At some point, though, over the years for each of us, what started as a passion project becomes less fun and more of a burden. I couldn’t keep up with posting after law school ended and my current career began. Joe’s writing slowed down with the birth of his daughter. Mike, our Energizer bunny, kept going and going and going, but when a passion project isn’t a passion any longer, it’s time to hang up. We still love the Yanks, warts, frustrations, injuries and all; it’s just time to love the Yankees as fans again.

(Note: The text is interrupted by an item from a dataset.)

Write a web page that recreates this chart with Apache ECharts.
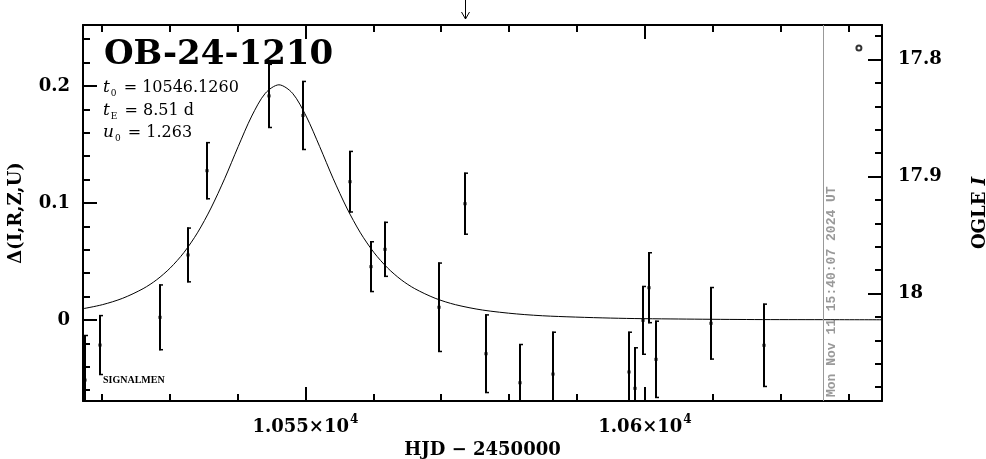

It’s a trite cliche to quote Bob Dylan’s “My Back Pages” in a farewell piece, but after 12 seasons, I think about Dylan’s lyrics a lot. Back in 2006 when the idea for RAB came together, I was so much older then. We’re all younger than that now. When we started RAB, the general tenor of online baseball writing focused around doing a better job. We all thought we could do a better job than our favorite team’s GM. We thought we could out-manage our favorite team’s manager. We thought we could out-coach our favorite’s team’s coach.

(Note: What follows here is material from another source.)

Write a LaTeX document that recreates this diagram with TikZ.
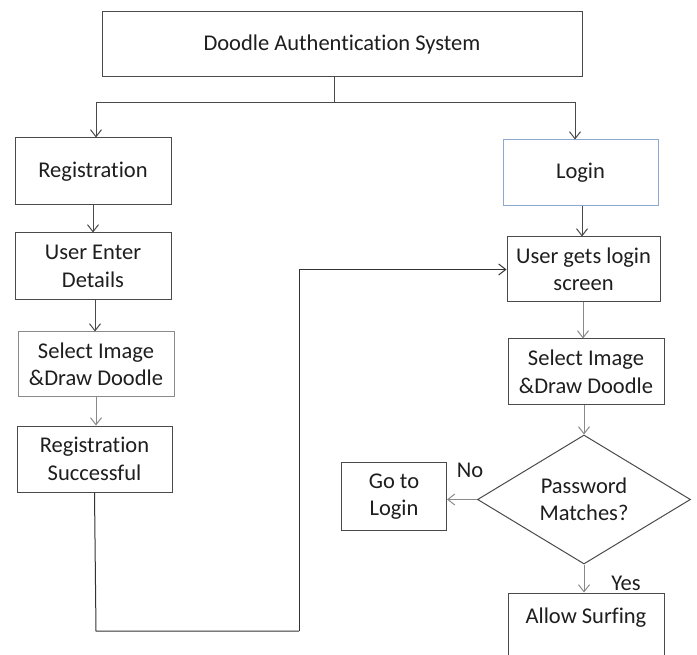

RAB came of age at a time when the volume of data about baseball was readily available and increasing dramatically. The statistical understanding of the game shifted from Bill James’ printed books to Baseball Prospectus’ annuals to daily WAR updates to wRC+ in the span of a barely a decade. With it, came a different approach to team-building that turned everyone into Moneyball accolades and led everyone to propose a budgetary-constrained approach to baseball team-building. As more online analysts were hired by teams, that approach shifted from the Internet to the game before we knew it, and now teams are underpaying players while the game is based more on an all-or-nothing understanding underpinned by batted ball profiles more than anything else.
This is not to say that River Ave. Blues was instrumental in changing the game of baseball any more or less than any other site, but as I reflect back on the past 12 seasons, I see shifts in the way baseball works that grew out of the idea that a bunch of kids knew more than anyone else. Today, I can see how baseball writers helped drive a hidden search for value, how we all helped shift understanding of the game, and how we had a role, even if slight, in whatever labor battles loom. I wouldn’t change RAB’s approach over the last 12 seasons for the world, but if we all knew then what we knew now, many of us would think twice about that Moneyball approach (and we sure as hell would’ve traded the Big Three).

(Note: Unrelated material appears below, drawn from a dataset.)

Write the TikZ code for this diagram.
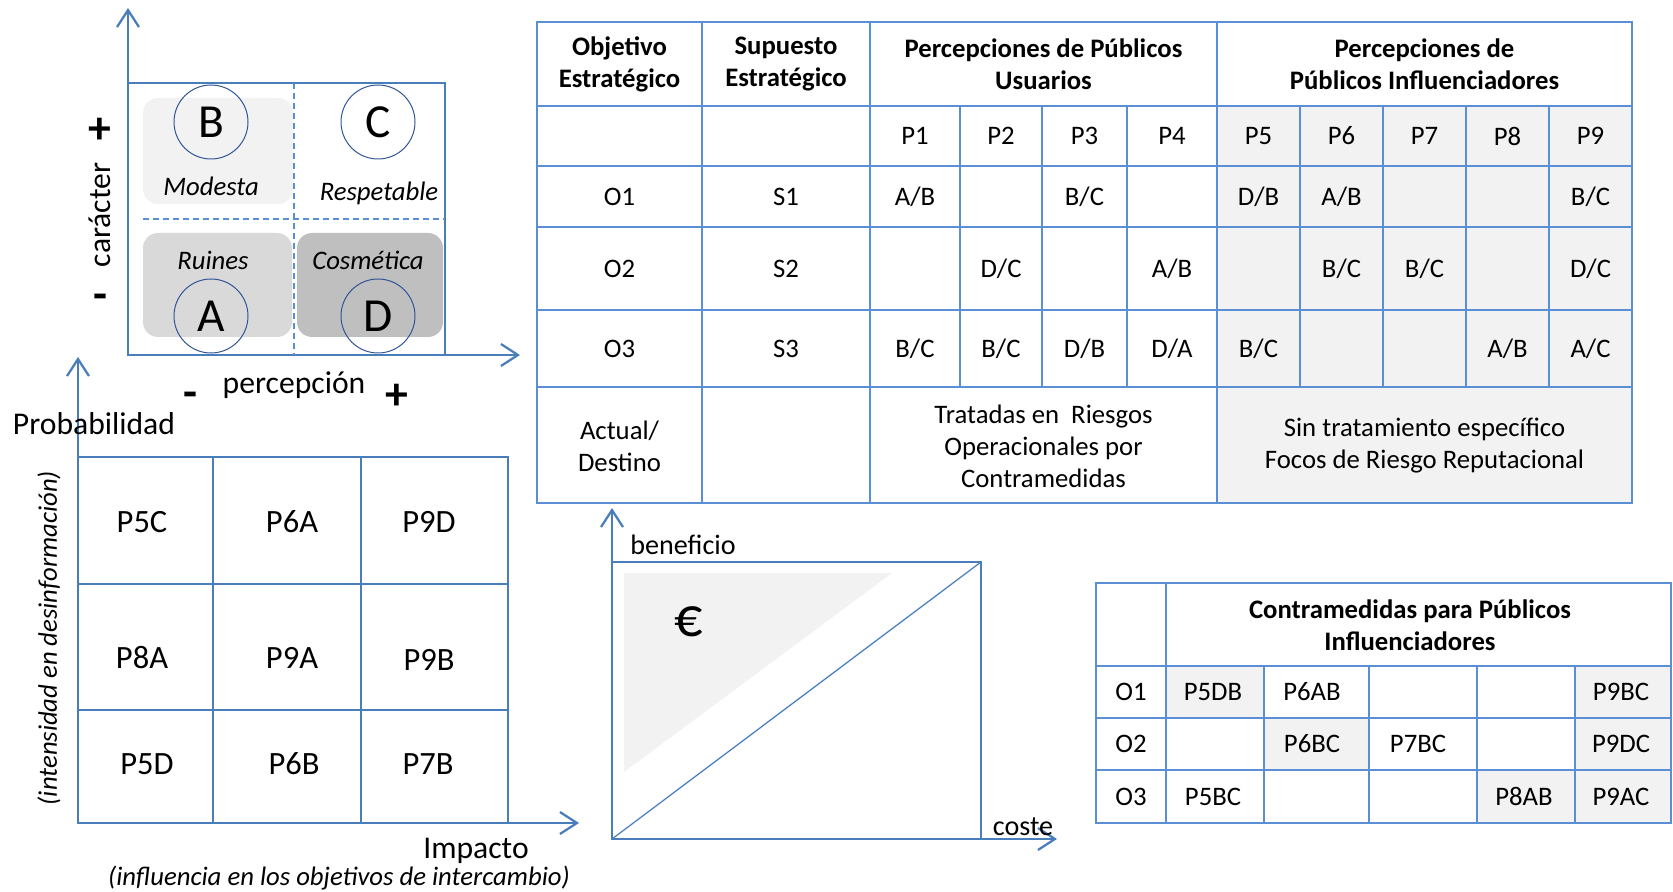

As RAB comes to a close, I think about the friends we made along the way, the baseball friends I chat with every day on Twitter and the ones I see in real life. I think about the playoff games at Bleecker Heights Tavern, a World Series championship at Blondies, and I think about the babies born, the weddings, the parties, the games in the Bronx. I think about the fans and readers who have written to us lately talking about how we expanded their baseball horizons and their love and appreciate for the game. And I think about how we did it. Joe, Mike, Jay and I set out to build a better baseball blog, and we accidentally stumbled into a community of great people, lifelong friends and some amazing Yankee fans. I wouldn’t trade the world for it. Thanks for coming along for the ride. And as we go gently into that good night, just remember the 2-2 pitch to Tino was a ball and no, I’m still not going to eat the hat.